Set down the data below from its first line to the line holding "from matplotlib.patches import Rectangle", inclusive; omit all pictures.
-*-
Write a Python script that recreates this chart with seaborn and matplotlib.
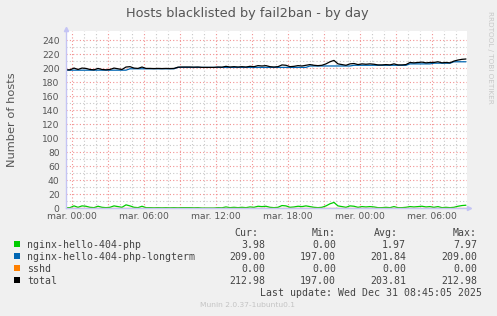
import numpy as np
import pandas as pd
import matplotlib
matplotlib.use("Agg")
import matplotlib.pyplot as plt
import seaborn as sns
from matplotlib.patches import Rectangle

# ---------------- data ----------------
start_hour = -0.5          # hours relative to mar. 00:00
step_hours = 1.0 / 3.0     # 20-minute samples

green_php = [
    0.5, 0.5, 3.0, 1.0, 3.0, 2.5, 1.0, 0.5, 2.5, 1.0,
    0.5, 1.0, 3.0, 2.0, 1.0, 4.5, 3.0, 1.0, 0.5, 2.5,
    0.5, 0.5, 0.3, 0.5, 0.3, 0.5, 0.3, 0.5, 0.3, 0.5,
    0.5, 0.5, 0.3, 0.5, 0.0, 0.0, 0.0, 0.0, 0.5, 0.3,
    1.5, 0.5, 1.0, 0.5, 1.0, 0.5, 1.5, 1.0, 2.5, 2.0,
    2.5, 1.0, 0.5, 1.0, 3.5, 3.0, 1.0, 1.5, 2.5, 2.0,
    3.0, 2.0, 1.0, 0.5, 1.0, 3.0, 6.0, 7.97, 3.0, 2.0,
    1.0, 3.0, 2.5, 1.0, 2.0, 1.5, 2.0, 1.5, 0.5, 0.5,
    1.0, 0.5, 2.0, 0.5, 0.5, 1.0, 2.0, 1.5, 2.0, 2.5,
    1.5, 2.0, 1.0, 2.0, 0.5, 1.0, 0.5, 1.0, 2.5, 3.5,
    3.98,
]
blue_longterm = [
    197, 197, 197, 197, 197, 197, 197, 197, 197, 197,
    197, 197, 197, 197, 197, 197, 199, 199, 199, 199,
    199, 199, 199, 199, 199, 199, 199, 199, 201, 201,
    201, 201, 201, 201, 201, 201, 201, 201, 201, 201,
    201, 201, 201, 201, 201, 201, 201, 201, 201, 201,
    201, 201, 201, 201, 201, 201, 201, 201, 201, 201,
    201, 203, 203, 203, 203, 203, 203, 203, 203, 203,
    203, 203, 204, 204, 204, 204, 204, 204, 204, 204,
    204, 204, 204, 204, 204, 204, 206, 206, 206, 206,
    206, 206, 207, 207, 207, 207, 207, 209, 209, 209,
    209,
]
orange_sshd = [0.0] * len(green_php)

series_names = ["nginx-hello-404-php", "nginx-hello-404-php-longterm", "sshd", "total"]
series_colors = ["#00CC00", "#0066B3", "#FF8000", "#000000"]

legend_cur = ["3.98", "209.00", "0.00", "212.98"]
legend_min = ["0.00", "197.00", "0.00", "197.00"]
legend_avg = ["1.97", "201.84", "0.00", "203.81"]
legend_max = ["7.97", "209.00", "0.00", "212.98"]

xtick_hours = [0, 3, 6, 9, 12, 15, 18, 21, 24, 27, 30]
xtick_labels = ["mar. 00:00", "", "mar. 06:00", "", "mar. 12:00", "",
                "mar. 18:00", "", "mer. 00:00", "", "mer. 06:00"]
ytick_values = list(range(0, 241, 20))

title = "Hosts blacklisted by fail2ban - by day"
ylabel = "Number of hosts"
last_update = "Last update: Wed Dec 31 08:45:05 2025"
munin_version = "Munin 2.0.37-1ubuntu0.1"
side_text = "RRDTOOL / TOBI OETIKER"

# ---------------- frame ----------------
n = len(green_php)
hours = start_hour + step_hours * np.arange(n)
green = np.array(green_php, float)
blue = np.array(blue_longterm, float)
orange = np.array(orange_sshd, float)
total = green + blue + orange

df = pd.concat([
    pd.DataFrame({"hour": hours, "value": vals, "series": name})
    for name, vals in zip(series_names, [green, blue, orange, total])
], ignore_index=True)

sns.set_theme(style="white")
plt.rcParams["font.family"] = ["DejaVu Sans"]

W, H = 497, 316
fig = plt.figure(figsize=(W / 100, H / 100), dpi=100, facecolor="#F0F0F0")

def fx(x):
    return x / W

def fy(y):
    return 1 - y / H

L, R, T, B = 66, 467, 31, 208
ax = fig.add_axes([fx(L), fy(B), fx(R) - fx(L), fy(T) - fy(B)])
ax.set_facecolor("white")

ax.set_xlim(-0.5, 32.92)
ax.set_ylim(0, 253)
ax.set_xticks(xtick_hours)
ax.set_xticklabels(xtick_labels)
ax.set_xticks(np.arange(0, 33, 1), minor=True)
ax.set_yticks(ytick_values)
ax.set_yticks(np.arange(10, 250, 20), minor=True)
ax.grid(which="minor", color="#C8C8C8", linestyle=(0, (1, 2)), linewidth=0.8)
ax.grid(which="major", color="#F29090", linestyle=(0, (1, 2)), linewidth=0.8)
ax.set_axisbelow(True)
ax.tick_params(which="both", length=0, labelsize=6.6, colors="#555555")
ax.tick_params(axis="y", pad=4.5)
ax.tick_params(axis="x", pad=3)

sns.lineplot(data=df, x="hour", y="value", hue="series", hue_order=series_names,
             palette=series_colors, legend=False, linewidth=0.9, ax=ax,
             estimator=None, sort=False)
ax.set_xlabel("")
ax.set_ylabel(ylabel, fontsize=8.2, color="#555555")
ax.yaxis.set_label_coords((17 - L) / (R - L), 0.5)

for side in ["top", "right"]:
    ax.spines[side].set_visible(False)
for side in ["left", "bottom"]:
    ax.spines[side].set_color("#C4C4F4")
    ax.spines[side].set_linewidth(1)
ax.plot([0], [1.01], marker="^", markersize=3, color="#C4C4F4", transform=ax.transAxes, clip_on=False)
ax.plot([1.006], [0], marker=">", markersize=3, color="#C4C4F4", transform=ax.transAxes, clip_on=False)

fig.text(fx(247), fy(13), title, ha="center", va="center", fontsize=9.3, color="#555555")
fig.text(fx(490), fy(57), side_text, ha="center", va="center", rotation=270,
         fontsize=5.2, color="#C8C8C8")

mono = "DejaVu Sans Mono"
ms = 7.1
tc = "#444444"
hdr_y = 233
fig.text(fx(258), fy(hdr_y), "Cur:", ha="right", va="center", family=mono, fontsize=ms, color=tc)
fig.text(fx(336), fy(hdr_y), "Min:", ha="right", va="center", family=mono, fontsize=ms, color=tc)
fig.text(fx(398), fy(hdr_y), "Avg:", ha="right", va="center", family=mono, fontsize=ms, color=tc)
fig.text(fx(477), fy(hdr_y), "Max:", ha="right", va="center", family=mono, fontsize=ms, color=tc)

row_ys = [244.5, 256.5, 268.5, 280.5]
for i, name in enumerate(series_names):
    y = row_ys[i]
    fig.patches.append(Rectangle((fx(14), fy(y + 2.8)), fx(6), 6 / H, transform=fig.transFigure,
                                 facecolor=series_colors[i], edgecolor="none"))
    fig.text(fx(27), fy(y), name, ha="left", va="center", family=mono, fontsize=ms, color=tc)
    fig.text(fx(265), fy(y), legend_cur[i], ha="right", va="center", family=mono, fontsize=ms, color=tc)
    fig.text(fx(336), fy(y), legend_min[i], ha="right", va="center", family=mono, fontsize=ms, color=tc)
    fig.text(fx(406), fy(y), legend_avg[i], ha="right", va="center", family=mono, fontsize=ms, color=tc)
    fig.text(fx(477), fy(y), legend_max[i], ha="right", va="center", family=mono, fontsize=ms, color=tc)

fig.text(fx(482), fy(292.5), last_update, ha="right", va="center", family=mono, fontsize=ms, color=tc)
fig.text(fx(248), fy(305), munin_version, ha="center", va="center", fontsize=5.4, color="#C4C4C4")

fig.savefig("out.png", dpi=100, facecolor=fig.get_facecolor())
-*-
FULL RESPONSE:
Write a Python script that recreates this chart with seaborn and matplotlib.
import numpy as np
import pandas as pd
import matplotlib
matplotlib.use("Agg")
import matplotlib.pyplot as plt
import seaborn as sns
from matplotlib.patches import Rectangle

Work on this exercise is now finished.